> [What to work on]:
Below are records; reproduce exactly the lines from the one that has "Recreate this image" through the one that has "0.25, 0.25, 0.25];", ends included, and nothing more.

Plotting code records
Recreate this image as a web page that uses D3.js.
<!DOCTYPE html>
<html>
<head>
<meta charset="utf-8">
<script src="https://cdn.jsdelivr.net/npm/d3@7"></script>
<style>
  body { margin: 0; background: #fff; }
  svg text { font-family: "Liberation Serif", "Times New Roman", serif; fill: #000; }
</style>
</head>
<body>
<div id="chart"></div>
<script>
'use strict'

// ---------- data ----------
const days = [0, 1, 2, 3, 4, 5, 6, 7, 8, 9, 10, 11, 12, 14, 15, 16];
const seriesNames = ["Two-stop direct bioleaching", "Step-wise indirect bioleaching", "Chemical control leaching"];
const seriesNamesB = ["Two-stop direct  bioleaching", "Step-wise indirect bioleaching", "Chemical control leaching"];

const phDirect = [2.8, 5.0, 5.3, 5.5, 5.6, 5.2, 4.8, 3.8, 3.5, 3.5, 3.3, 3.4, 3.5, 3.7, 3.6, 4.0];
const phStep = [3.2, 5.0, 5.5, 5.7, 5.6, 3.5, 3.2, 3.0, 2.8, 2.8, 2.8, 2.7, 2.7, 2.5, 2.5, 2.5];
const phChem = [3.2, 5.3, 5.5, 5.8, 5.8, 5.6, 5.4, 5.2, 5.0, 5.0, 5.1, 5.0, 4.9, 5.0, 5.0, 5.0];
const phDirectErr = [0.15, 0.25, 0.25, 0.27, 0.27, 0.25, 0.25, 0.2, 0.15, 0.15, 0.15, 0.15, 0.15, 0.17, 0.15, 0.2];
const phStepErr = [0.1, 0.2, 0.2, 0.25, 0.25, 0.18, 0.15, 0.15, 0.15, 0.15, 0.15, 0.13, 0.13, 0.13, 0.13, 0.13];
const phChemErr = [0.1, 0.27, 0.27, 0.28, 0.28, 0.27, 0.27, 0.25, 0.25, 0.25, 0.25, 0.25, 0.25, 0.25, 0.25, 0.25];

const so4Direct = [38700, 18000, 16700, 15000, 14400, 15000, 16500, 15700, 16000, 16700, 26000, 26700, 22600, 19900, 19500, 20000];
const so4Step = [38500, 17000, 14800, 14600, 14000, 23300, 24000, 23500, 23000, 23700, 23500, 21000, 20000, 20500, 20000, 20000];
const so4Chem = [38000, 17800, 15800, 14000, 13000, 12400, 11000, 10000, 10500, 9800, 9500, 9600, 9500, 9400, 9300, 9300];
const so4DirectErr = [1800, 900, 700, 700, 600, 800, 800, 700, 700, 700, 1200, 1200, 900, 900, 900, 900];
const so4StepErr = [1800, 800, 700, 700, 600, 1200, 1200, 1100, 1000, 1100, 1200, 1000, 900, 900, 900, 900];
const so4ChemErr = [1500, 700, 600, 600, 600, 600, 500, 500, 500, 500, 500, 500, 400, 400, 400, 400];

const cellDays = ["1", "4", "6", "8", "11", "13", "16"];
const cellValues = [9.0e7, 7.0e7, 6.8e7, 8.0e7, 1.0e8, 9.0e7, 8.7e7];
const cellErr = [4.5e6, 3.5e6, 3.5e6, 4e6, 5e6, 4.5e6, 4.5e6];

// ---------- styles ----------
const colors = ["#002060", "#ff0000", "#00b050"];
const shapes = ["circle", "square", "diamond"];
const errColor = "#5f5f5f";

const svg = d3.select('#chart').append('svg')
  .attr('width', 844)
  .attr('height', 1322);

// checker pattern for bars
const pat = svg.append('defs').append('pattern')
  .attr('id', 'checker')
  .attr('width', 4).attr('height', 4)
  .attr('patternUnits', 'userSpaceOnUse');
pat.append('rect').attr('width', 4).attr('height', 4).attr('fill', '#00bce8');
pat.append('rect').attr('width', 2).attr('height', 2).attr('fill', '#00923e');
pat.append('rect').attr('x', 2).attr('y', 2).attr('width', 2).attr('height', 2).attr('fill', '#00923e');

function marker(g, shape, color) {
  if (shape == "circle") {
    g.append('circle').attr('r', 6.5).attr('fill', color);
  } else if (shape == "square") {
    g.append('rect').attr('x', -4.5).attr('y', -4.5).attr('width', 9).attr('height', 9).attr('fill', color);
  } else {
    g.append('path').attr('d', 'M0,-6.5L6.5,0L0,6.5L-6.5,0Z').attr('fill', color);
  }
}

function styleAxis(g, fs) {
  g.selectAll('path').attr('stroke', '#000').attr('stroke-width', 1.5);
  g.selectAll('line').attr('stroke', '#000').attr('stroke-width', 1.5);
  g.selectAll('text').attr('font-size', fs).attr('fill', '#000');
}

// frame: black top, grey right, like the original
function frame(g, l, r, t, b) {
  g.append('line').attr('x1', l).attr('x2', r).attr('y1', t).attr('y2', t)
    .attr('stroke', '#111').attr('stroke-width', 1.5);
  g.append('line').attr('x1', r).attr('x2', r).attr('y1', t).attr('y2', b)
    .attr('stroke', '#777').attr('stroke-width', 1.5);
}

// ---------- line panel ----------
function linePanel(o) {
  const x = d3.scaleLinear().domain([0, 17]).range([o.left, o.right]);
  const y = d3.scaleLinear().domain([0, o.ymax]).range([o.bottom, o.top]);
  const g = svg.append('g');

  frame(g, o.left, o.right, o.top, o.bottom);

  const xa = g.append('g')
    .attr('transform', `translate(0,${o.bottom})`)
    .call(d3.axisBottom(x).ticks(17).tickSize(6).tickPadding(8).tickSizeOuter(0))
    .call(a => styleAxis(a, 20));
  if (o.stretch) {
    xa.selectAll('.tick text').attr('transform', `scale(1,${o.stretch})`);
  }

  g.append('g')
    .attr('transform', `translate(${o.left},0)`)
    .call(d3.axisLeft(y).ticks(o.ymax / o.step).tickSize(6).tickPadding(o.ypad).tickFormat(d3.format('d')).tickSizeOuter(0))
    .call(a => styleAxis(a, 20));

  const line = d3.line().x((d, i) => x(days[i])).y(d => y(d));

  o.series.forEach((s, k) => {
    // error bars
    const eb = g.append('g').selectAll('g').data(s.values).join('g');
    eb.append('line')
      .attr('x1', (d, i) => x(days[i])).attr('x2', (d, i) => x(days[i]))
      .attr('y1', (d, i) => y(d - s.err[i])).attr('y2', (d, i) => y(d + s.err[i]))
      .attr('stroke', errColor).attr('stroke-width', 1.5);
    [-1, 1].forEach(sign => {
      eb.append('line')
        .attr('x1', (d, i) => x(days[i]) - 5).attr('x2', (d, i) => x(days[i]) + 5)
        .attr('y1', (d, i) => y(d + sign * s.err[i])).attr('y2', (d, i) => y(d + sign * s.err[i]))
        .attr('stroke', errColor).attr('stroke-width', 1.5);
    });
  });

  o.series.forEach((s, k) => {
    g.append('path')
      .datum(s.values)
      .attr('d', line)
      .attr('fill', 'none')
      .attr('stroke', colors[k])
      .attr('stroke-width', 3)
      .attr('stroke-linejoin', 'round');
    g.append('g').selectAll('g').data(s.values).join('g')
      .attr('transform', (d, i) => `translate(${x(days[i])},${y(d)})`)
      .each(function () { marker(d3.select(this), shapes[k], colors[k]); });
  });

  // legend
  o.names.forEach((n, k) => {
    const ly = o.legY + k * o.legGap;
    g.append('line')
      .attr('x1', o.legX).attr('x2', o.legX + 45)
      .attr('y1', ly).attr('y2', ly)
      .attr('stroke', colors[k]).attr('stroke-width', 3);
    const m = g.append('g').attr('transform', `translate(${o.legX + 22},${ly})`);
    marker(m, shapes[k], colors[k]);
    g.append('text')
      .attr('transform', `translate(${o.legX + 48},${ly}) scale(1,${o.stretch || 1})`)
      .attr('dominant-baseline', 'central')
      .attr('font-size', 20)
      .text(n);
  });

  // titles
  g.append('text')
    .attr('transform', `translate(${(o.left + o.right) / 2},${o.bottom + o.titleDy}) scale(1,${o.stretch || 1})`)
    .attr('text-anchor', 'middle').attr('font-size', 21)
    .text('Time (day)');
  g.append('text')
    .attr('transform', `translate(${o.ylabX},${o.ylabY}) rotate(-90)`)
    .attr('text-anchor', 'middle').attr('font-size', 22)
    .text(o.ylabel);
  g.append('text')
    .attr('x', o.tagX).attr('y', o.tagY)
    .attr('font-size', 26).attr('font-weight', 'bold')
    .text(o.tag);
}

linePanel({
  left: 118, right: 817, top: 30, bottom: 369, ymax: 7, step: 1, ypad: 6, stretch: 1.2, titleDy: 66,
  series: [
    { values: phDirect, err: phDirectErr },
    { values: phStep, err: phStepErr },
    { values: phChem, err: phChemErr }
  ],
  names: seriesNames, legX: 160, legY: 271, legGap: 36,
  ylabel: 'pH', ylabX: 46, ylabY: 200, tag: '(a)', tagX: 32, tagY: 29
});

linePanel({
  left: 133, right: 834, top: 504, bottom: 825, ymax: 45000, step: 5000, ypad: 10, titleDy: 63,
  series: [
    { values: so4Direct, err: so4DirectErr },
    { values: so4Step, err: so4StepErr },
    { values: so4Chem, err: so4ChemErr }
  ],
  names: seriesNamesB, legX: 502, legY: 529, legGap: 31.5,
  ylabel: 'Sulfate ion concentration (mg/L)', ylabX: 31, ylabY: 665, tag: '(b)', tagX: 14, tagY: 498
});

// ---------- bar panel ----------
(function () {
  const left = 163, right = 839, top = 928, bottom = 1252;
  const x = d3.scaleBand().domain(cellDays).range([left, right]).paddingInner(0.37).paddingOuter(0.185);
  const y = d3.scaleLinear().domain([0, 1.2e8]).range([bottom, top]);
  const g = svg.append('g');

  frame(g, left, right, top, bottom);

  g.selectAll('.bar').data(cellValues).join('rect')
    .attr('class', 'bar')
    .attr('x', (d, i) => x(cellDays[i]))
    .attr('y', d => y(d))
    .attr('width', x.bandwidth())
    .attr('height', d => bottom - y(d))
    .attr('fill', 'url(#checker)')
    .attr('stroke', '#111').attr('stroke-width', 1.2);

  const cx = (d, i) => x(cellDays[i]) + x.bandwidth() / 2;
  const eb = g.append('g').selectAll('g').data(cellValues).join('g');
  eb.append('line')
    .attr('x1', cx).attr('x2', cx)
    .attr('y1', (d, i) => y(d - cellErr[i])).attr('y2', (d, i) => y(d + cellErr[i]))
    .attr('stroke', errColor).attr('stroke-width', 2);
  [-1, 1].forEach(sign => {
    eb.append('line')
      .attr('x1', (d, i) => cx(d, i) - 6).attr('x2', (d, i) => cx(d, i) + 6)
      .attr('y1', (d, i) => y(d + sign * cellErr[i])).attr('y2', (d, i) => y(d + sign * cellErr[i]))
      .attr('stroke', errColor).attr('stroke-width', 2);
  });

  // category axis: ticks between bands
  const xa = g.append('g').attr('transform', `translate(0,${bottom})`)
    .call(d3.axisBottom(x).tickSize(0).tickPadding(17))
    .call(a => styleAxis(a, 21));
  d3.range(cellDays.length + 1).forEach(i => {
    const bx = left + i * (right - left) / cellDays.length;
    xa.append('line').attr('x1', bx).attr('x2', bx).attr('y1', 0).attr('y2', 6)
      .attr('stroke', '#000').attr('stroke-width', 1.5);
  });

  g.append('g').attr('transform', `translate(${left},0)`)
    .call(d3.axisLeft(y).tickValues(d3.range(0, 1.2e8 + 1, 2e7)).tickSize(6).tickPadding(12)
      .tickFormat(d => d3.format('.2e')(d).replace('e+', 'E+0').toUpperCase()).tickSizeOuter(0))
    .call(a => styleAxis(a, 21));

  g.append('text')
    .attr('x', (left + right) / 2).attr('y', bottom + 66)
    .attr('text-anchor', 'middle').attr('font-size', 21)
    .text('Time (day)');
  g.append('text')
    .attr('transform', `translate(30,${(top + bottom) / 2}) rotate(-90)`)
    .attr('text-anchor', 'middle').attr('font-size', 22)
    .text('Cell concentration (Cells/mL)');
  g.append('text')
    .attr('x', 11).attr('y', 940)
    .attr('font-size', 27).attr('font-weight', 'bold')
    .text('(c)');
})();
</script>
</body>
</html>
--
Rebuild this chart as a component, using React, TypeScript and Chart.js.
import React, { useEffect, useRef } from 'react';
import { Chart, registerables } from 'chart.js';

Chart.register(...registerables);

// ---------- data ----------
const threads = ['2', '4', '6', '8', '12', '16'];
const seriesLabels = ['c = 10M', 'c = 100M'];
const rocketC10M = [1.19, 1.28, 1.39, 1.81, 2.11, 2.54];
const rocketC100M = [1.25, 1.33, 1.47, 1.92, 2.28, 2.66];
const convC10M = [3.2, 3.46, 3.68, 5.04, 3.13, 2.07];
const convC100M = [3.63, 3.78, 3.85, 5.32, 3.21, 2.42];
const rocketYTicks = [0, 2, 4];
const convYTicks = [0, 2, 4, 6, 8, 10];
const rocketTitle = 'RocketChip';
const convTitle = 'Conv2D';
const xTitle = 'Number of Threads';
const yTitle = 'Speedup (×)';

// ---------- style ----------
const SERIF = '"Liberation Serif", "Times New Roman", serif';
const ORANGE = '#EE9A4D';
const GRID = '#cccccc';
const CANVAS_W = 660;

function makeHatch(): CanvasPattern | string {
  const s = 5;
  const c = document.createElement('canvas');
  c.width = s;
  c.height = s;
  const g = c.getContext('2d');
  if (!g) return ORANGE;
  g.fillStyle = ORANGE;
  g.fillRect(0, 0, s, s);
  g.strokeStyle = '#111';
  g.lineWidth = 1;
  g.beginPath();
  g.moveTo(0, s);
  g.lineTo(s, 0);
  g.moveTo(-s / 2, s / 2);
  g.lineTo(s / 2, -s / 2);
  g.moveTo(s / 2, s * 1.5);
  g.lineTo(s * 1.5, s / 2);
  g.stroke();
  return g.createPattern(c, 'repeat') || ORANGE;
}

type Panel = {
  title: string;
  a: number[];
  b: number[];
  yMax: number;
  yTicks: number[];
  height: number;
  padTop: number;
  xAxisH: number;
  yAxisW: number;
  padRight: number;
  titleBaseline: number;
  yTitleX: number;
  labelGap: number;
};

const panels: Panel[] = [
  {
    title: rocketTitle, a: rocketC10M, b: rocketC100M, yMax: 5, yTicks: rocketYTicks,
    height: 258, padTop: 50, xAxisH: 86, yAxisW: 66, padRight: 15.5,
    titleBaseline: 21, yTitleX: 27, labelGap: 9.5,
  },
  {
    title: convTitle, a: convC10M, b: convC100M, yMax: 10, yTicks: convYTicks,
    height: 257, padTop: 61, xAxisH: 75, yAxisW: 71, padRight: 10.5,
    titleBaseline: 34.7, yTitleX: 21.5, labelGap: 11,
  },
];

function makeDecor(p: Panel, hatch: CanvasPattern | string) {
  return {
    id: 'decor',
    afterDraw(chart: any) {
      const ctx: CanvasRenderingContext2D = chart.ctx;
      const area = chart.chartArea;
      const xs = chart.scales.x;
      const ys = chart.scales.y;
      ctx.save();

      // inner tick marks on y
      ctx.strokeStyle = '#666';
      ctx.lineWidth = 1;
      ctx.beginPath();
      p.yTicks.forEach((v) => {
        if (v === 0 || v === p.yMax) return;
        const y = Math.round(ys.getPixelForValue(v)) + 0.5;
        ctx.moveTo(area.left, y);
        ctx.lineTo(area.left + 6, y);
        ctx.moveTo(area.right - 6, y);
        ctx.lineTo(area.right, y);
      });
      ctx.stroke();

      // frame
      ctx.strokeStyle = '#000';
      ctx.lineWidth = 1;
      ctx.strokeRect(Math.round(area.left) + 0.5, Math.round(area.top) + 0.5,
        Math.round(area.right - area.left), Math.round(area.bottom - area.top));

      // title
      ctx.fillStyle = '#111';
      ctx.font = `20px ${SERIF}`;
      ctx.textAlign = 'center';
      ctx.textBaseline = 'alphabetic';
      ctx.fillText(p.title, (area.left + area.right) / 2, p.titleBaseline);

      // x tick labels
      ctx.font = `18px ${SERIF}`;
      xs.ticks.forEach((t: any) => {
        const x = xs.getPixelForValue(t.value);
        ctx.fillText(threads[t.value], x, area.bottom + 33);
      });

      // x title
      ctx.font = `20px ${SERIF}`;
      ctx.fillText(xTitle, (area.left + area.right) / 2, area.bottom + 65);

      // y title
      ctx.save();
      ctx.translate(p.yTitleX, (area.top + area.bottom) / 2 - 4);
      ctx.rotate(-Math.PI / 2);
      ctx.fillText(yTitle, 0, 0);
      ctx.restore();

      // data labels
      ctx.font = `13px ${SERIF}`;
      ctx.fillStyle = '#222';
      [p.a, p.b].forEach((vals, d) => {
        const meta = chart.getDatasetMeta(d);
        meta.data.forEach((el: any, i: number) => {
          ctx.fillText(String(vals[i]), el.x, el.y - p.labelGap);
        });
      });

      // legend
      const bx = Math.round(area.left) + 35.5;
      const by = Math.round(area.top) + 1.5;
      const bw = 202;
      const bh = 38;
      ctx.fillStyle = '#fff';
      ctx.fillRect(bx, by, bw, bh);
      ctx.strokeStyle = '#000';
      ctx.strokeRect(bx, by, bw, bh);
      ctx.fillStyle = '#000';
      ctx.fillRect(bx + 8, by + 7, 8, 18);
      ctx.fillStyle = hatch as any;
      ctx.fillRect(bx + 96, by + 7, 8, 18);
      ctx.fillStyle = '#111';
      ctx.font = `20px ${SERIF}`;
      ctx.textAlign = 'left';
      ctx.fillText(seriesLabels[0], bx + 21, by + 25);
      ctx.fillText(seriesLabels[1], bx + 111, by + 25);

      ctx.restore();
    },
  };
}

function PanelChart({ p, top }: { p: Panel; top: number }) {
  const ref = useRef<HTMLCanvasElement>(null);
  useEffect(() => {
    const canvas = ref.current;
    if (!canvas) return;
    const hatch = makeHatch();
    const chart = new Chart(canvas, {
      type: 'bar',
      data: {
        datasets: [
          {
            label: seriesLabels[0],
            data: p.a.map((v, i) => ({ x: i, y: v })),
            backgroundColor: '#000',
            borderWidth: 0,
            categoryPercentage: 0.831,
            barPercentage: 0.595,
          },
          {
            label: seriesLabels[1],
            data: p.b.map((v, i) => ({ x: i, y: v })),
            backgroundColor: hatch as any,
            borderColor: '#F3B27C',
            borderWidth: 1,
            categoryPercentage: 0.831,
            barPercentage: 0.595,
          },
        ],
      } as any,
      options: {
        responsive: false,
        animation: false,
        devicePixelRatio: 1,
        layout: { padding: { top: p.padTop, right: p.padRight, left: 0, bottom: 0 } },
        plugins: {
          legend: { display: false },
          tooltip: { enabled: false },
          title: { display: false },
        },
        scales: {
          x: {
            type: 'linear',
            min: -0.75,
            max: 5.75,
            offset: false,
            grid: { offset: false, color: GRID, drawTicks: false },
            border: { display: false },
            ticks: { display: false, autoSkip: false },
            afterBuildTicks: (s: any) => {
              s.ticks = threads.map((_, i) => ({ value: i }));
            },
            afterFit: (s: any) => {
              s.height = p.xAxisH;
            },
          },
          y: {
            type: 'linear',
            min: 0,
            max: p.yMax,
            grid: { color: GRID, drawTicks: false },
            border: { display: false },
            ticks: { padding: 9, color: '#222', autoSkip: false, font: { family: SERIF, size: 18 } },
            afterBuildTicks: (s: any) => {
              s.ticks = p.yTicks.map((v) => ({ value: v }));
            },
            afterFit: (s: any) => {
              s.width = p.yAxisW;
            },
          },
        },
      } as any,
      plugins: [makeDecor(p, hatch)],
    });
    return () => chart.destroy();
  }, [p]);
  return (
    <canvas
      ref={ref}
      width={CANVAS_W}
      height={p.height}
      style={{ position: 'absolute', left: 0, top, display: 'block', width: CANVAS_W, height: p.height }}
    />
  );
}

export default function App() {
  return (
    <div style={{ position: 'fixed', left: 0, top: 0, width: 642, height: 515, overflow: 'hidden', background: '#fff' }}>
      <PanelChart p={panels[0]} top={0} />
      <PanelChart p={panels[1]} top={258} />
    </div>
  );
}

> [Response to this exercise]:
Recreate this image as a web page that uses D3.js.
<!DOCTYPE html>
<html>
<head>
<meta charset="utf-8">
<script src="https://cdn.jsdelivr.net/npm/d3@7"></script>
<style>
  body { margin: 0; background: #fff; }
  svg text { font-family: "Liberation Serif", "Times New Roman", serif; fill: #000; }
</style>
</head>
<body>
<div id="chart"></div>
<script>
'use strict'

// ---------- data ----------
const days = [0, 1, 2, 3, 4, 5, 6, 7, 8, 9, 10, 11, 12, 14, 15, 16];
const seriesNames = ["Two-stop direct bioleaching", "Step-wise indirect bioleaching", "Chemical control leaching"];
const seriesNamesB = ["Two-stop direct  bioleaching", "Step-wise indirect bioleaching", "Chemical control leaching"];

const phDirect = [2.8, 5.0, 5.3, 5.5, 5.6, 5.2, 4.8, 3.8, 3.5, 3.5, 3.3, 3.4, 3.5, 3.7, 3.6, 4.0];
const phStep = [3.2, 5.0, 5.5, 5.7, 5.6, 3.5, 3.2, 3.0, 2.8, 2.8, 2.8, 2.7, 2.7, 2.5, 2.5, 2.5];
const phChem = [3.2, 5.3, 5.5, 5.8, 5.8, 5.6, 5.4, 5.2, 5.0, 5.0, 5.1, 5.0, 4.9, 5.0, 5.0, 5.0];
const phDirectErr = [0.15, 0.25, 0.25, 0.27, 0.27, 0.25, 0.25, 0.2, 0.15, 0.15, 0.15, 0.15, 0.15, 0.17, 0.15, 0.2];
const phStepErr = [0.1, 0.2, 0.2, 0.25, 0.25, 0.18, 0.15, 0.15, 0.15, 0.15, 0.15, 0.13, 0.13, 0.13, 0.13, 0.13];
const phChemErr = [0.1, 0.27, 0.27, 0.28, 0.28, 0.27, 0.27, 0.25, 0.25, 0.25, 0.25, 0.25, 0.25, 0.25, 0.25, 0.25];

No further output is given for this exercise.